> [Instruction] Print exactly the lines that run from the line containing "Write the matplotlib code for this chart." to the line containing "plt.rcParams['mathtext.bf'] = 'Lato:bold'", both included, and nothing else; pictures stay out.

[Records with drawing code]
— begin —
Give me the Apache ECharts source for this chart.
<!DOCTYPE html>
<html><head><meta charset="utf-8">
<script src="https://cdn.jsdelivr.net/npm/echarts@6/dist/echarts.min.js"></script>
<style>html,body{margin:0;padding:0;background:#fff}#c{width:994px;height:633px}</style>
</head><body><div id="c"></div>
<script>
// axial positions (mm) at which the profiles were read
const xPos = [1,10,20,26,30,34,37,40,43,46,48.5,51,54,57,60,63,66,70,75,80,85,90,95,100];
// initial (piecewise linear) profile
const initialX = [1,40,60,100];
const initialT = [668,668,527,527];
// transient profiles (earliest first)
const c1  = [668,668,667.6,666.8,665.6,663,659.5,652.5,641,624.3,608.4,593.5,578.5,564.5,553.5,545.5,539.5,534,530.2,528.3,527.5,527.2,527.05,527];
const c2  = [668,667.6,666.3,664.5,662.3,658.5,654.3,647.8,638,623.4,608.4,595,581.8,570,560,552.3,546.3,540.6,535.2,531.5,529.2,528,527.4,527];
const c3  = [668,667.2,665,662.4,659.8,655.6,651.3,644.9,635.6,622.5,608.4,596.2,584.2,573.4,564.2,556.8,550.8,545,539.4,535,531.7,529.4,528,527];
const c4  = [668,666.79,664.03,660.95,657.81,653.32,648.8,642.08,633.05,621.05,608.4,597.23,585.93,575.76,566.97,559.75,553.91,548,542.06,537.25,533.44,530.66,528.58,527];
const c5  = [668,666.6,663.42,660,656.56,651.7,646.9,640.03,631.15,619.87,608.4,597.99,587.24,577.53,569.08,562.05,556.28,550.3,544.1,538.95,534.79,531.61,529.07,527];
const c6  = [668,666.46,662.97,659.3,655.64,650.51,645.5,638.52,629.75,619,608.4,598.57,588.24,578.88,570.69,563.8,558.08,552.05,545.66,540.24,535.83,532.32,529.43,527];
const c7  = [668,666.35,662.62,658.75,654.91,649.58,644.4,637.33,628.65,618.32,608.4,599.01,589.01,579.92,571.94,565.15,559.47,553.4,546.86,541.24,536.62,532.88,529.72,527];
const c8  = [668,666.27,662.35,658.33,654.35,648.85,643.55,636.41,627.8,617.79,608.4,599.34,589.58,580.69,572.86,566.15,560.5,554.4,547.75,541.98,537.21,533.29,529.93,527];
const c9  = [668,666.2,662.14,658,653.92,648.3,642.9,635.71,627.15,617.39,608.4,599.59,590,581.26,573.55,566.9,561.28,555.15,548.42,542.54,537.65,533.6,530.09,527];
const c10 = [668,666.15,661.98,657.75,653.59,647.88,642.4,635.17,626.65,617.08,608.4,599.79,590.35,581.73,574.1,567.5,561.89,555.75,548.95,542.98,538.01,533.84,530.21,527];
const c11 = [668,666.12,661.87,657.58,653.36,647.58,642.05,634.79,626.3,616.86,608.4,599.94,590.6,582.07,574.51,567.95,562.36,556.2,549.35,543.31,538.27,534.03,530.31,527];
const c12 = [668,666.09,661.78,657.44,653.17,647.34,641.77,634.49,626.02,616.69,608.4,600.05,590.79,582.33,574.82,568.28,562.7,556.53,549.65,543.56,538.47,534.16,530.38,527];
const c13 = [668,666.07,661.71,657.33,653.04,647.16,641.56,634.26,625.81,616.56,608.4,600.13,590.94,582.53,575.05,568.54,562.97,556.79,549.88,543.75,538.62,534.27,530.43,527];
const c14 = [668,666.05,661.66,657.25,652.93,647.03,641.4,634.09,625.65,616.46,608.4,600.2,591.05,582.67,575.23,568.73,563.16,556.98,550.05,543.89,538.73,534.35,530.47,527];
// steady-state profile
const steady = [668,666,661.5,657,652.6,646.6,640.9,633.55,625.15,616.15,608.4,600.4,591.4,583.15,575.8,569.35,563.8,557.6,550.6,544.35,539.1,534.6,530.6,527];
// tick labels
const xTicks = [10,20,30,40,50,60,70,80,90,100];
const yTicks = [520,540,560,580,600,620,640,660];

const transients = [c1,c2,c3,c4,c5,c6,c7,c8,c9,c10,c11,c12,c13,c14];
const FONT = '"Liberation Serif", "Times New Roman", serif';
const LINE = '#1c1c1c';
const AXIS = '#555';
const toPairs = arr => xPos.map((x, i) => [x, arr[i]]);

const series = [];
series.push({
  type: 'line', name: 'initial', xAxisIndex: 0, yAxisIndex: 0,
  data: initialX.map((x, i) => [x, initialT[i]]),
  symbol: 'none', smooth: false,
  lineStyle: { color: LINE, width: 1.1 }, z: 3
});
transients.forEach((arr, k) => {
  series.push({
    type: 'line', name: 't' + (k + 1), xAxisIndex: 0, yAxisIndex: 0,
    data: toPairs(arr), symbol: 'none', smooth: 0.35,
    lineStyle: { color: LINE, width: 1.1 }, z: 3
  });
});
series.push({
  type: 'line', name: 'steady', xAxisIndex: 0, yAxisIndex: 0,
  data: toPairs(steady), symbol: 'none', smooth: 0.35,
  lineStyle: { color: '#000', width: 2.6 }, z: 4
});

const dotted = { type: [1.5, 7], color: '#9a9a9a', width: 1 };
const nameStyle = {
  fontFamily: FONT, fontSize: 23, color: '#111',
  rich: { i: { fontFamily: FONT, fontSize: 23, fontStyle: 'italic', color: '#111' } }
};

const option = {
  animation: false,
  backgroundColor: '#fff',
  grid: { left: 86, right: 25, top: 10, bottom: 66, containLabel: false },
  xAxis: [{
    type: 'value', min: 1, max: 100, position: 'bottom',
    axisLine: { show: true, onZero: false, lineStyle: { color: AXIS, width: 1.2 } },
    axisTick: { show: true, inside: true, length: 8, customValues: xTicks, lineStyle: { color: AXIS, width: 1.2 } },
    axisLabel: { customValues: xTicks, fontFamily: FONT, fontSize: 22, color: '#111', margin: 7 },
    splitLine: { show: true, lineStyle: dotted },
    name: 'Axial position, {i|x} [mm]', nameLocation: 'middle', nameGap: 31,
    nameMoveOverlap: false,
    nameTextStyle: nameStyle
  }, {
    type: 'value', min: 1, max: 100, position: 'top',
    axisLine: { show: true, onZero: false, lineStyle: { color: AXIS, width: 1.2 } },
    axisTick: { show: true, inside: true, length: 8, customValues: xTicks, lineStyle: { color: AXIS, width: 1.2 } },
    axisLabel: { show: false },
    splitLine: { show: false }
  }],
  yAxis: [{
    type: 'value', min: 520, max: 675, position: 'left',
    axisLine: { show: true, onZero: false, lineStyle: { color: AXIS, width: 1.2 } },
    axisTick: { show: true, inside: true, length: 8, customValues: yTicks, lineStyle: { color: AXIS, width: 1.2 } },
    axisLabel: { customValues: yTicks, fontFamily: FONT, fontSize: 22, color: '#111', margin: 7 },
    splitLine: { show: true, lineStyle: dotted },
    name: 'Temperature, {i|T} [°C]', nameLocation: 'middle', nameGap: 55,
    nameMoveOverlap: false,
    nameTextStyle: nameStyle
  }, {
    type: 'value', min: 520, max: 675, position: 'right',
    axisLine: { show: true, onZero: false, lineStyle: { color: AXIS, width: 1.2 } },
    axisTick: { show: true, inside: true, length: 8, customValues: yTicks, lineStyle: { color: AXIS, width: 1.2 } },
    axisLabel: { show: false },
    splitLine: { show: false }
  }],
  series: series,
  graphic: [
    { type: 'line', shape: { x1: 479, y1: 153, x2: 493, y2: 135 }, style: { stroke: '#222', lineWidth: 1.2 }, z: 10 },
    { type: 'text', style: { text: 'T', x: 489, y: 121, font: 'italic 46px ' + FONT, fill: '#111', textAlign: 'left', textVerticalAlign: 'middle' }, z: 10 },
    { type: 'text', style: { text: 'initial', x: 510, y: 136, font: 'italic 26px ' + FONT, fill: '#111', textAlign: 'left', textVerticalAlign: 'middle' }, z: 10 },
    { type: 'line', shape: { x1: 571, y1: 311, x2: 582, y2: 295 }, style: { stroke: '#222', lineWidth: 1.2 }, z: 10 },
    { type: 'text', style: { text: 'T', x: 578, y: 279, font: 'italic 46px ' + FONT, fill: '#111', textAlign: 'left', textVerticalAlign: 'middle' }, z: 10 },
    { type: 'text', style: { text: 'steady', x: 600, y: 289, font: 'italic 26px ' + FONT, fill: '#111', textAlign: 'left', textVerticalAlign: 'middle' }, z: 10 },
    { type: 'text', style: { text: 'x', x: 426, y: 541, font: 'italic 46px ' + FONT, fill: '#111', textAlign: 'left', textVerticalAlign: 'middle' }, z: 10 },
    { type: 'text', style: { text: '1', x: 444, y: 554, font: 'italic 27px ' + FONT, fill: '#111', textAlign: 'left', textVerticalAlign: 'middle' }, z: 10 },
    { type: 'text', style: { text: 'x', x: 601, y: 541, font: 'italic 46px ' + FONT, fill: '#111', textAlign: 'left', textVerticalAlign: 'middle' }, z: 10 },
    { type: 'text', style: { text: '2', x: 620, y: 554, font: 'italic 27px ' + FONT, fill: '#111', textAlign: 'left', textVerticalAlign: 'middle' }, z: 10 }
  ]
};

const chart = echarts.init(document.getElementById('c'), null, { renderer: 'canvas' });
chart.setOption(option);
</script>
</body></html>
— end —
— begin —
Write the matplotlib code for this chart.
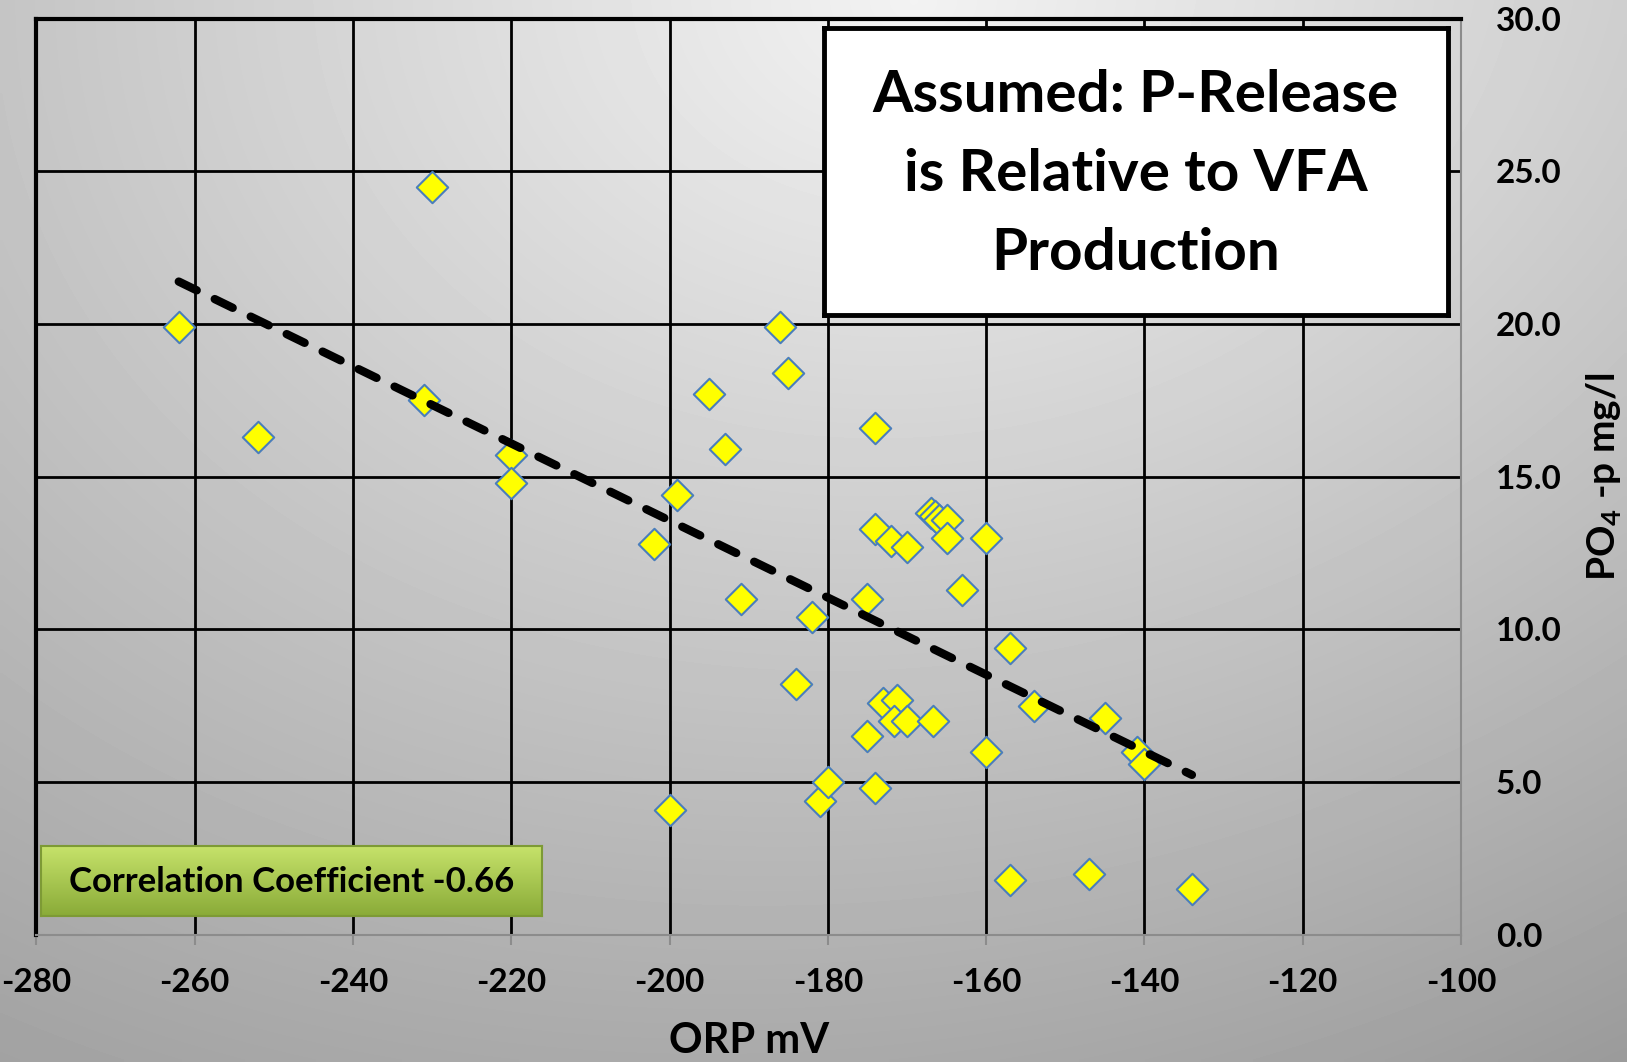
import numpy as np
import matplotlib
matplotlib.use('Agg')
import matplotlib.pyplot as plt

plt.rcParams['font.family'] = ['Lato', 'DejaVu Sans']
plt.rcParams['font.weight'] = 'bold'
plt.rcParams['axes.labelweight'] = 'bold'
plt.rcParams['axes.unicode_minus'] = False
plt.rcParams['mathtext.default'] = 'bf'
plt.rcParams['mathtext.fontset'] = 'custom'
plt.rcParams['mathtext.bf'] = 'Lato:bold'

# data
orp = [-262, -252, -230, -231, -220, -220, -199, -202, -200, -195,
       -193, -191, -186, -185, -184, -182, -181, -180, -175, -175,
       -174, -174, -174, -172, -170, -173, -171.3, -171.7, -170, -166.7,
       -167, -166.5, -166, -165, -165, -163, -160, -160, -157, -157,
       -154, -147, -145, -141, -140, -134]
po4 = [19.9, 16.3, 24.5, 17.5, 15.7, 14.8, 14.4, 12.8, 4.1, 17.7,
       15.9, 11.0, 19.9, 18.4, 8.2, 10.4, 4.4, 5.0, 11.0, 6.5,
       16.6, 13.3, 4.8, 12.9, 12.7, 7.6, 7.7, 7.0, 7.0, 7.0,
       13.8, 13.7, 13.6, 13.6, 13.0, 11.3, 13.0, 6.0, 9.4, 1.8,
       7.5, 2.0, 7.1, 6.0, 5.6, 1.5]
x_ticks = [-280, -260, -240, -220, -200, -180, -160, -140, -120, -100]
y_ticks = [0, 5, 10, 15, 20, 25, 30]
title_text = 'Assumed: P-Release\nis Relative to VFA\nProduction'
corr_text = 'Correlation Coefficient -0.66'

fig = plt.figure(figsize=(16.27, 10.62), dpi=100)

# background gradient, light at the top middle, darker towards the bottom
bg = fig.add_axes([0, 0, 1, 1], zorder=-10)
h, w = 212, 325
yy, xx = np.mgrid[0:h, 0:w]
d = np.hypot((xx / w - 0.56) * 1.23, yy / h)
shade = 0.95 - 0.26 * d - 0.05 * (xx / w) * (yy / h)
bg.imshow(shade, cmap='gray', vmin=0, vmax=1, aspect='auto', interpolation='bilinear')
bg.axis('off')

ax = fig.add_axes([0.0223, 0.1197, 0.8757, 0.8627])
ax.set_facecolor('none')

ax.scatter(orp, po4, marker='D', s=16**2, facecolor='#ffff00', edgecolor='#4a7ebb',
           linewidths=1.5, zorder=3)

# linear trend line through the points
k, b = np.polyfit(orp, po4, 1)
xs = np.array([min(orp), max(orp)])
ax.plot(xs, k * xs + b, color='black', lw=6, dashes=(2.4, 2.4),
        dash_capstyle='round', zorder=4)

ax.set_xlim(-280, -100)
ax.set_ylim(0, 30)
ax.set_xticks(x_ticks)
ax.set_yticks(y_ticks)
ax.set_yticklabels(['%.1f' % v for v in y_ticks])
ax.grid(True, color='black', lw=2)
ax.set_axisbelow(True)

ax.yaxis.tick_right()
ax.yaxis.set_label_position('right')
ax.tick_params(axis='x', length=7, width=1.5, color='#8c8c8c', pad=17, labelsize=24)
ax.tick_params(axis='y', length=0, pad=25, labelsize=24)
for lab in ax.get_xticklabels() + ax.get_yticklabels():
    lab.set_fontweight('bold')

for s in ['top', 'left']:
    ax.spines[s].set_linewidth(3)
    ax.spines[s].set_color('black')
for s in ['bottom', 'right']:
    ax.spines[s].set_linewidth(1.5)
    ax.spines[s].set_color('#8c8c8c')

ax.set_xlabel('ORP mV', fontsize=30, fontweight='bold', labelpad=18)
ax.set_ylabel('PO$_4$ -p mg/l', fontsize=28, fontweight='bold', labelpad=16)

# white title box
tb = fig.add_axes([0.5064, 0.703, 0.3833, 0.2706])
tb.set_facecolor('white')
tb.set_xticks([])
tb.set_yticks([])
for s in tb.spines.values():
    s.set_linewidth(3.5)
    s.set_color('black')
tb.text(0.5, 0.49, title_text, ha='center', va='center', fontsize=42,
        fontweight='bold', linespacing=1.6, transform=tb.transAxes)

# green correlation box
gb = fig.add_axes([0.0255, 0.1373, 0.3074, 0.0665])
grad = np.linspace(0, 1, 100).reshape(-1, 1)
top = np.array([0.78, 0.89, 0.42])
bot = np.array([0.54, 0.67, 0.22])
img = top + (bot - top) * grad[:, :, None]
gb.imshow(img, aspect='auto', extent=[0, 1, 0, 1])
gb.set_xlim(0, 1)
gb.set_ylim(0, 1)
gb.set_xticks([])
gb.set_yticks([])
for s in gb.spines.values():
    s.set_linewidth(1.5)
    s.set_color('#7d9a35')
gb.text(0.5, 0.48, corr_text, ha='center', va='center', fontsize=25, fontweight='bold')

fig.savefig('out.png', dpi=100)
— end —
> [Solved problem]
Write the matplotlib code for this chart.
import numpy as np
import matplotlib
matplotlib.use('Agg')
import matplotlib.pyplot as plt

plt.rcParams['font.family'] = ['Lato', 'DejaVu Sans']
plt.rcParams['font.weight'] = 'bold'
plt.rcParams['axes.labelweight'] = 'bold'
plt.rcParams['axes.unicode_minus'] = False
plt.rcParams['mathtext.default'] = 'bf'
plt.rcParams['mathtext.fontset'] = 'custom'
plt.rcParams['mathtext.bf'] = 'Lato:bold'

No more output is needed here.